▽

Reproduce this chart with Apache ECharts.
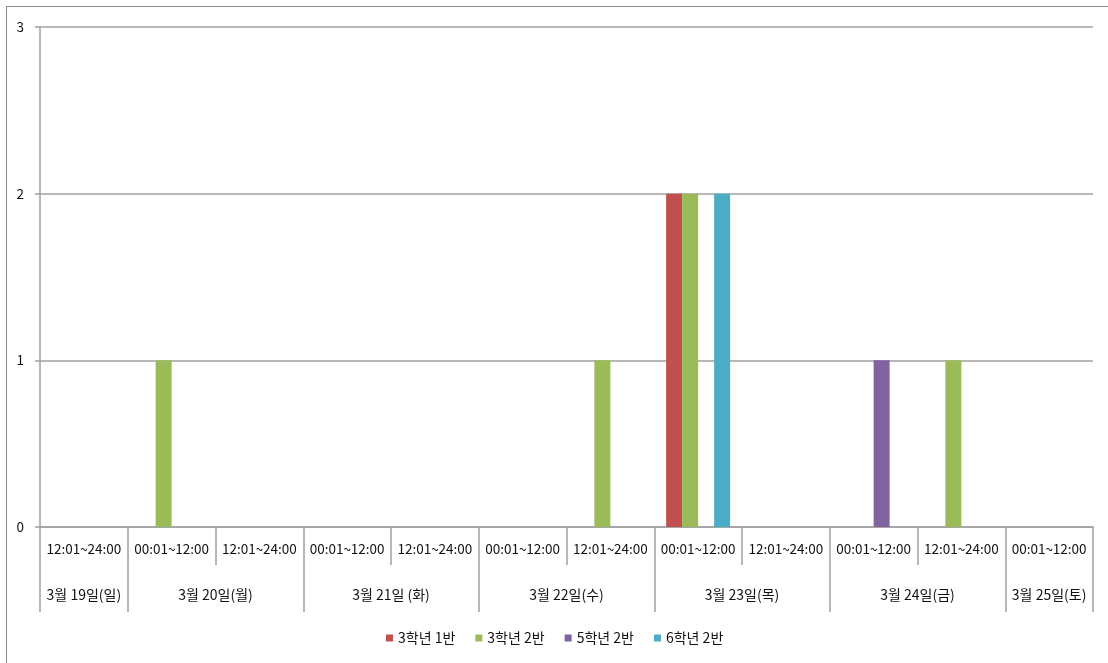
<!DOCTYPE html>
<html><head><meta charset="utf-8">
<script src="https://cdn.jsdelivr.net/npm/echarts@6/dist/echarts.min.js"></script>
<style>
html,body{margin:0;padding:0;background:#fff;}
#wrap{position:relative;width:1108px;height:663px;overflow:hidden;}
#frame{position:absolute;left:6px;top:6px;width:1200px;height:700px;border-left:1px solid #8c8c8c;border-top:1px solid #8c8c8c;}
#chart{position:absolute;left:0;top:0;width:1108px;height:663px;}
</style></head>
<body><div id="wrap"><div id="frame"></div><div id="chart"></div></div>
<script>
const timeSlots = ['12:01~24:00','00:01~12:00','12:01~24:00','00:01~12:00','12:01~24:00','00:01~12:00','12:01~24:00','00:01~12:00','12:01~24:00','00:01~12:00','12:01~24:00','00:01~12:00'];
const dates = ['3월 19일(일)','3월 20일(월)','3월 21일 (화)','3월 22일(수)','3월 23일(목)','3월 24일(금)','3월 25일(토)'];
const dateSpans = [1,2,2,2,2,2,1];
const seriesNames = ['3학년 1반','3학년 2반','5학년 2반','6학년 2반'];
const class3_1 = [0,0,0,0,0,0,0,2,0,0,0,0];
const class3_2 = [0,1,0,0,0,0,1,2,0,0,1,0];
const class5_2 = [0,0,0,0,0,0,0,0,0,1,0,0];
const class6_2 = [0,0,0,0,0,0,0,2,0,0,0,0];
const colors = ['#C0504D','#9BBB59','#8064A2','#4BACC6'];

// date group boundaries and centres (in category units)
const bounds = [0]; dateSpans.forEach(s => bounds.push(bounds[bounds.length-1] + s));
const centres = dateSpans.map((s,i) => bounds[i] + s/2);

const font = '"Noto Sans CJK KR", "Noto Sans", sans-serif';
const gray = '#a0a0a0';
const txt = '#111111';
const chart = echarts.init(document.getElementById('chart'));
const values = [class3_1, class3_2, class5_2, class6_2];
chart.setOption({
  animation:false,
  color: colors,
  textStyle:{fontFamily:font},
  grid:{left:40,right:15,top:27,bottom:136,containLabel:false},
  legend:{
    bottom:13,left:381,icon:'rect',itemWidth:7,itemHeight:7,itemGap:20,
    textStyle:{fontSize:14,color:txt,fontFamily:font},
    data:seriesNames
  },
  xAxis:[
    {type:'category',data:timeSlots,position:'bottom',
     axisLine:{lineStyle:{color:gray,width:1.5}},
     axisTick:{show:true,interval:0,length:38,lineStyle:{color:gray,width:1.5}},
     axisLabel:{interval:0,margin:15,fontSize:13.5,color:txt,fontFamily:font}
    },
    {type:'value',min:0,max:12,position:'bottom',
     axisLine:{show:false},
     splitLine:{show:false},
     axisTick:{show:true,customValues:bounds,length:85,lineStyle:{color:gray,width:1.5}},
     axisLabel:{customValues:centres,margin:61,fontSize:14,color:txt,fontFamily:font,
       formatter:function(v){const i=centres.indexOf(v);return i>=0?dates[i]:'';}}
    }
  ],
  yAxis:{type:'value',min:0,max:3,interval:1,
    axisLine:{show:true,lineStyle:{color:gray,width:1.5}},
    axisTick:{show:true,length:5,lineStyle:{color:gray,width:1.5}},
    axisLabel:{margin:16,fontSize:13.5,color:txt,fontFamily:font},
    splitLine:{lineStyle:{color:gray,width:1.5}}
  },
  series: seriesNames.map((n,i)=>({
    name:n,type:'bar',xAxisIndex:0,data:values[i],barWidth:16,barGap:'0%'
  }))
});
</script></body></html>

△

◆ What is asked
Starting at the first line of the material, output exactly the lines up to and including the one with "const centres = dateSpans.map((s,i)". Do not include the pictures.

◆ Written response
Reproduce this chart with Apache ECharts.
<!DOCTYPE html>
<html><head><meta charset="utf-8">
<script src="https://cdn.jsdelivr.net/npm/echarts@6/dist/echarts.min.js"></script>
<style>
html,body{margin:0;padding:0;background:#fff;}
#wrap{position:relative;width:1108px;height:663px;overflow:hidden;}
#frame{position:absolute;left:6px;top:6px;width:1200px;height:700px;border-left:1px solid #8c8c8c;border-top:1px solid #8c8c8c;}
#chart{position:absolute;left:0;top:0;width:1108px;height:663px;}
</style></head>
<body><div id="wrap"><div id="frame"></div><div id="chart"></div></div>
<script>
const timeSlots = ['12:01~24:00','00:01~12:00','12:01~24:00','00:01~12:00','12:01~24:00','00:01~12:00','12:01~24:00','00:01~12:00','12:01~24:00','00:01~12:00','12:01~24:00','00:01~12:00'];
const dates = ['3월 19일(일)','3월 20일(월)','3월 21일 (화)','3월 22일(수)','3월 23일(목)','3월 24일(금)','3월 25일(토)'];
const dateSpans = [1,2,2,2,2,2,1];
const seriesNames = ['3학년 1반','3학년 2반','5학년 2반','6학년 2반'];
const class3_1 = [0,0,0,0,0,0,0,2,0,0,0,0];
const class3_2 = [0,1,0,0,0,0,1,2,0,0,1,0];
const class5_2 = [0,0,0,0,0,0,0,0,0,1,0,0];
const class6_2 = [0,0,0,0,0,0,0,2,0,0,0,0];
const colors = ['#C0504D','#9BBB59','#8064A2','#4BACC6'];

// date group boundaries and centres (in category units)
const bounds = [0]; dateSpans.forEach(s => bounds.push(bounds[bounds.length-1] + s));
const centres = dateSpans.map((s,i) => bounds[i] + s/2);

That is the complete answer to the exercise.